Found it linked from https://codereview.chromium.org/827993003

natduca commented 9 years ago

Yeah, this patch is stalled because the author has been busy. But its still coming. :)

sam-github commented 9 years ago

@natduca can you comment on the differences and similarities between the Timeline view in Dev Tools, and the chrome://tracing view... do they both display trace_event data, or does only chrome:tracing show trace event data? Its a bit confusing, they seem very similar, perhaps one is destined to replace the other?

thlorenz commented 9 years ago

@sam-github Timeline in DevTools shows sampled data .cpuprofile, vs. chrome://tracing shows traced (structural) data. traceviewify actually emulates function entries/exits to convert .cpuprofiles to trace-viewer format.

natduca commented 9 years ago

@sam-github @thlorenz as in all big software, there's a lot of nuance because we're in between the old thing that is deprecated and the new thing that does't work quite right. :)

Timeline view in devtools is almost completely based on chrome://tracing data these days. The corner cases are cpuprofile but we're working on moving that over completely. Same for network panel. The future we're working toward is that all performance data you see in devtools came through the tracing data stream.

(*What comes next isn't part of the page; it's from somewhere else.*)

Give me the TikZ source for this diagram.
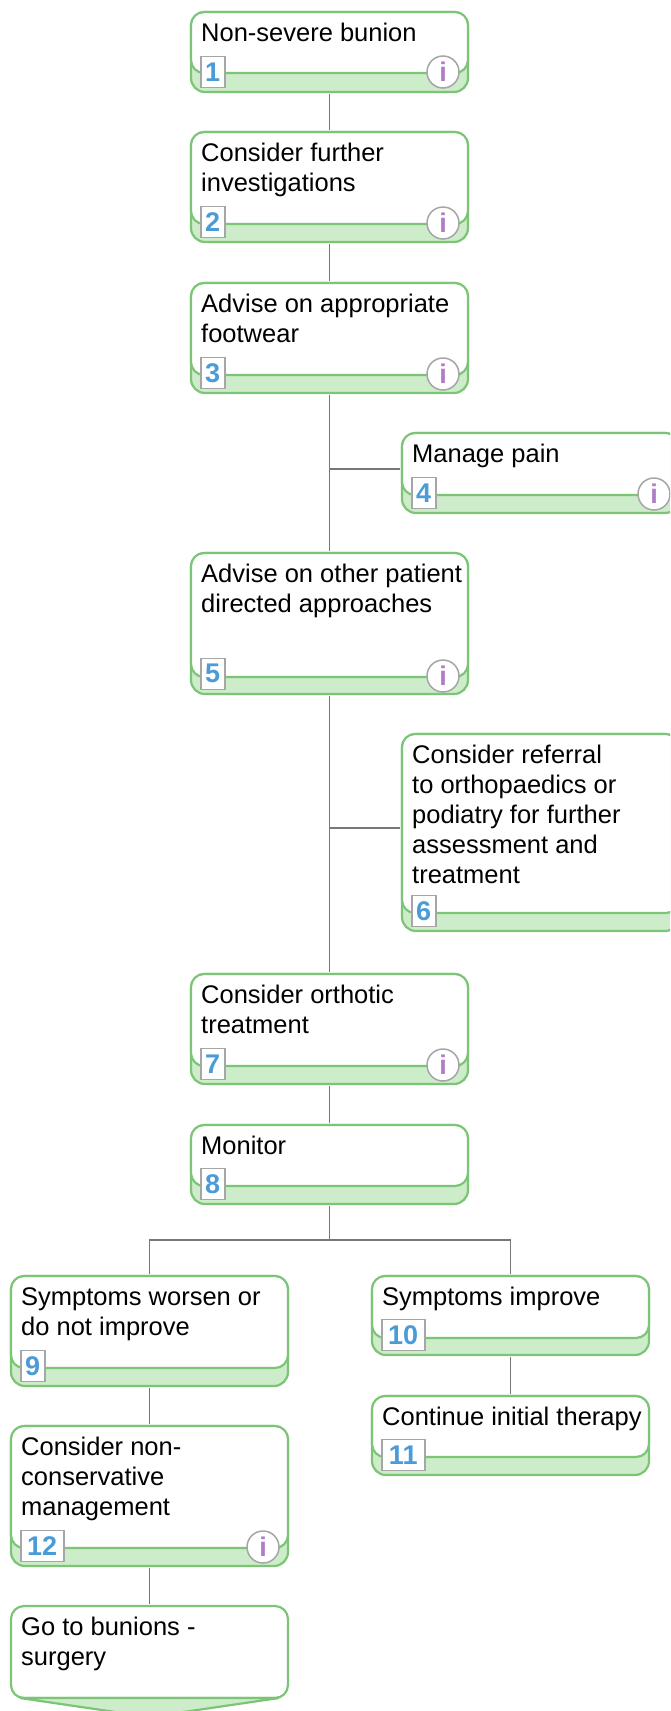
\documentclass[tikz,border=0pt]{standalone}
\usepackage{fontspec}
\setmainfont{Liberation Sans}
\definecolor{bandline}{HTML}{7DC576}
\definecolor{bandfill}{HTML}{CDECC9}
\definecolor{numblue}{HTML}{4A9BD8}
\definecolor{infopurple}{HTML}{B07CC6}
\definecolor{conn}{HTML}{777777}
\tikzstyle{band} = [draw=bandline, fill=bandfill, line width=2.2pt, rounded corners=14pt, anchor=north west, inner sep=0pt, outer sep=2pt]
\tikzstyle{body} = [draw=bandline, fill=white, line width=2.2pt, rounded corners=13pt, anchor=north west, inner sep=0pt, outer sep=2pt]
\tikzstyle{txt} = [anchor=north west, inner sep=0pt, align=left, font=\fontsize{25.5}{30}\selectfont, text=black]
\tikzstyle{num} = [draw=gray!70, fill=white, line width=1.5pt, anchor=south west, inner sep=0pt, minimum height=31pt, font=\fontsize{27}{27}\selectfont\bfseries, text=numblue]
\tikzstyle{info} = [draw=gray!70, fill=white, line width=1.5pt, circle, inner sep=0pt, minimum size=32pt, font=\fontsize{27}{27}\selectfont\bfseries, text=infopurple]
\tikzstyle{l} = [draw=conn, line width=1.5pt]

\begin{document}
\begin{tikzpicture}[x=1pt, y=-1pt]
    \clip (0,0) rectangle (670,1711);
    \foreach \n/\x/\y/\w/\h/\f/\m/\txt in {
        1/189/10/277/80/19/24/{Non-severe bunion},
        2/189/130/277/110/18/24/{Consider further\\investigations},
        3/189/281/277/110/18/24/{Advise on appropriate\\footwear},
        4/400/431/277/80/18/24/{Manage pain},
        5/189/551/277/141/17/24/{Advise on other patient\\directed approaches},
        6/400/732/277/197/18/24/{Consider referral\\to orthopaedics or\\podiatry for further\\assessment and\\treatment},
        7/189/972/277/110/18/24/{Consider orthotic\\treatment},
        8/189/1123/277/79/18/24/{Monitor},
        9/9/1274/277/110/18/24/{Symptoms worsen or\\do not improve},
        10/370/1274/277/79/17/43/{Symptoms improve},
        11/370/1394/277/79/18/43/{Continue initial therapy},
        12/9/1424/277/140/18/43/{Consider non-\\conservative\\management}}
    {
        \node[band, minimum width=\w, minimum height=\h] (b\n) at (\x,\y) {};
        \node[body, minimum width=\w, minimum height=\h-\f] (a\n) at (\x,\y) {};
        \node[txt] (t\n) at ([xshift=12pt, yshift=-13pt]a\n.north west) {\txt};
        \node[num, minimum width=\m] (n\n) at ([xshift=11pt, yshift=6pt]b\n.south west) {\n};
    }
    \foreach \n in {1,2,3,4,5,7,12}
    \node[info] (i\n) at ([xshift=-27pt, yshift=3pt]a\n.south east) {i};

    % last box points on to the next page
    \node[body, minimum width=277, minimum height=92] (a13) at (9,1604) {};
    \node[txt] (t13) at ([xshift=12pt, yshift=-13pt]a13.north west) {Go to bunions -\\surgery};
    \draw[draw=bandline, fill=bandfill, line width=2.2pt] ([xshift=11pt, yshift=2pt]a13.south west) -- ([yshift=-17pt]a13.south) -- ([xshift=-11pt, yshift=2pt]a13.south east) -- cycle;

    \coordinate (j4) at (329.5,469);
    \coordinate (j6) at (329.5,828);
    \coordinate (j8) at (329.5,1240);
    \foreach \f/\t in {b1/a2, b2/a3, b3/a5, b5/a7, b7/a8, b9/a12, b10/a11, b12/a13}
    \draw[l] (\f.south) -- (\t.north);
    \draw[l] (j4) -- (j4 -| b4.west);
    \draw[l] (j6) -- (j6 -| b6.west);
    \draw[l] (b8.south) -- (j8);
    \draw[l] (j8) -| (a9.north);
    \draw[l] (j8) -| (a10.north);
\end{tikzpicture}
\end{document}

But, the UI are different: devtools ui is focused on ease of use for a web developer, whereas chrome://tracing is just the raw "good enough for chrome hackers" view. Devtools' timeline won't move to that chrome://tracing ui, though it may pick up ideas from that UI, or vice versa.

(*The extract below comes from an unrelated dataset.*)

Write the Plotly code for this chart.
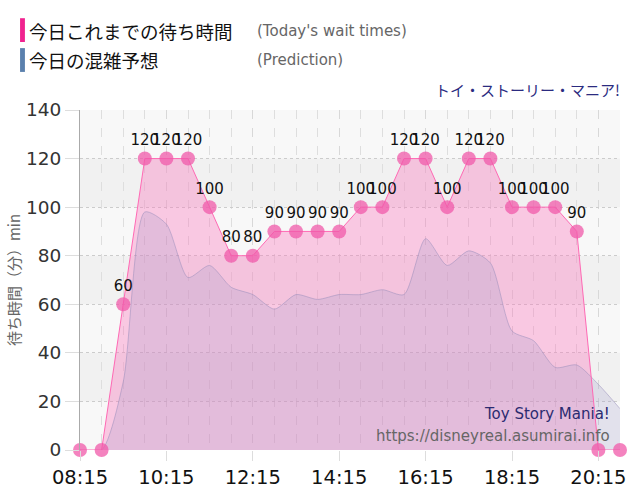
import plotly.graph_objects as go

times = ["08:15", "08:45", "09:15", "09:45", "10:15", "10:45", "11:15", "11:45",
         "12:15", "12:45", "13:15", "13:45", "14:15", "14:45", "15:15", "15:45",
         "16:15", "16:45", "17:15", "17:45", "18:15", "18:45", "19:15", "19:45",
         "20:15", "20:45"]
wait_today = [0, 0, 60, 120, 120, 120, 100, 80, 80, 90, 90, 90, 90, 100, 100, 120,
              120, 100, 120, 120, 100, 100, 100, 90, 0, 0]
prediction = [0, 0, 28, 98, 93, 71, 76, 67, 64, 58, 64, 62, 64, 64, 66, 64,
              87, 76, 82, 77, 49, 45, 34, 35, 27, 17]
tick_labels = ["08:15", "10:15", "12:15", "14:15", "16:15", "18:15", "20:15"]
y_ticks = [0, 20, 40, 60, 80, 100, 120, 140]


def to_min(t):
    h, m = t.split(":")
    return int(h) * 60 + int(m)


x = [to_min(t) for t in times]
tickvals = [to_min(t) for t in tick_labels]
labels = [str(v) if v > 0 else "" for v in wait_today]

fig = go.Figure()

# pink fill (today)
fig.add_trace(go.Scatter(
    x=x, y=wait_today, mode="lines", fill="tozeroy",
    line=dict(color="rgba(255,105,180,0)", width=0),
    fillcolor="rgba(250,120,190,0.38)", hoverinfo="skip", showlegend=False))

# prediction
fig.add_trace(go.Scatter(
    x=x, y=prediction, mode="lines", fill="tozeroy",
    line=dict(color="rgba(150,140,185,0.5)", width=1, shape="spline", smoothing=0.7),
    fillcolor="rgba(155,150,200,0.23)", showlegend=False))

# pink line + markers + labels
fig.add_trace(go.Scatter(
    x=x, y=wait_today, mode="lines+markers+text",
    line=dict(color="rgb(255,105,180)", width=1),
    marker=dict(size=14, color="rgba(240,90,170,0.75)", line=dict(width=0)),
    text=labels, textposition="top center",
    textfont=dict(size=15, color="#111", family="DejaVu Sans"),
    cliponaxis=False, showlegend=False))

shapes = []
for lo, hi in [(100, 120), (60, 80), (20, 40)]:
    shapes.append(dict(type="rect", xref="paper", yref="y", x0=0, x1=1, y0=lo, y1=hi,
                       fillcolor="#f1f1f1", line=dict(width=0), layer="below"))
# legend color bars
shapes.append(dict(type="rect", xref="paper", yref="paper", x0=-0.111, x1=-0.102,
                   y0=1.200, y1=1.270, fillcolor="#f0238f", line=dict(width=0)))
shapes.append(dict(type="rect", xref="paper", yref="paper", x0=-0.111, x1=-0.102,
                   y0=1.112, y1=1.182, fillcolor="#5a80ad", line=dict(width=0)))

cjk = "Noto Sans CJK JP"
annotations = [
    dict(text="今日これまでの待ち時間", xref="paper", yref="paper", x=-0.099, y=1.2324,
         xanchor="left", yanchor="middle", showarrow=False,
         font=dict(size=18.5, color="#111", family=cjk)),
    dict(text="(Today's wait times)", xref="paper", yref="paper", x=0.324, y=1.2324,
         xanchor="left", yanchor="middle", showarrow=False,
         font=dict(size=15, color="#666", family="DejaVu Sans")),
    dict(text="今日の混雑予想", xref="paper", yref="paper", x=-0.099, y=1.147,
         xanchor="left", yanchor="middle", showarrow=False,
         font=dict(size=18.5, color="#111", family=cjk)),
    dict(text="(Prediction)", xref="paper", yref="paper", x=0.324, y=1.147,
         xanchor="left", yanchor="middle", showarrow=False,
         font=dict(size=15, color="#666", family="DejaVu Sans")),
    dict(text="トイ・ストーリー・マニア!", xref="paper", yref="paper", x=1.004, y=1.059,
         xanchor="right", yanchor="middle", showarrow=False,
         font=dict(size=15, color="#2b2b80", family=cjk)),
    dict(text="Toy Story Mania!", xref="paper", yref="paper", x=0.985, y=0.106,
         xanchor="right", yanchor="middle", showarrow=False,
         font=dict(size=15, color="#2b2b70", family="DejaVu Sans")),
    dict(text="https://disneyreal.asumirai.info", xref="paper", yref="paper", x=0.985, y=0.041,
         xanchor="right", yanchor="middle", showarrow=False,
         font=dict(size=15, color="#666", family="DejaVu Sans")),
]

fig.update_layout(
    width=640, height=500,
    margin=dict(l=80, r=20, t=110, b=50),
    paper_bgcolor="white", plot_bgcolor="#f8f8f8",
    shapes=shapes, annotations=annotations,
    showlegend=False,
    xaxis=dict(
        range=[x[0], x[-1]], tickvals=tickvals, ticktext=tick_labels,
        tickfont=dict(size=19.5, color="#111", family="DejaVu Sans"),
        showgrid=True, gridcolor="#d8d8d8", griddash="dash", gridwidth=1,
        ticks="outside", ticklen=10, tickcolor="#dddddd",
        minor=dict(dtick=30, tick0=x[0], showgrid=True, gridcolor="#dedede",
                   griddash="dash", ticks=""),
        zeroline=False, showline=False, automargin=False),
    yaxis=dict(
        range=[0, 140], tickvals=y_ticks,
        tickfont=dict(size=18.5, color="#333", family="DejaVu Sans"),
        showgrid=True, gridcolor="#cccccc", griddash="dot", gridwidth=1,
        ticks="outside", ticklen=14, tickcolor="#dddddd",
        showline=True, linecolor="#aaaaaa", linewidth=1,
        zeroline=False, automargin=False,
        title=dict(text="待ち時間（分）min", font=dict(size=15, color="#666", family=cjk),
                   standoff=1)),
)

fig.write_html("out.html")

paulirish commented 9 years ago

Pretty close, thorsten.

differences and similarities between the Timeline view in Dev Tools, and the chrome://tracing view

There's at least there UIs here:

  1. chrome://tracing aka trace-viewer - screenshot
  2. devtools timeline (flame chart) - screenshot
  3. devtools sampling profiler & flame chart - screenshot

Once the above commit lands, all of these will be powered by the trace event data stream (v8 sampling and network being the remaining parts). And after that all 3 UIs will allow import/export of .trace files.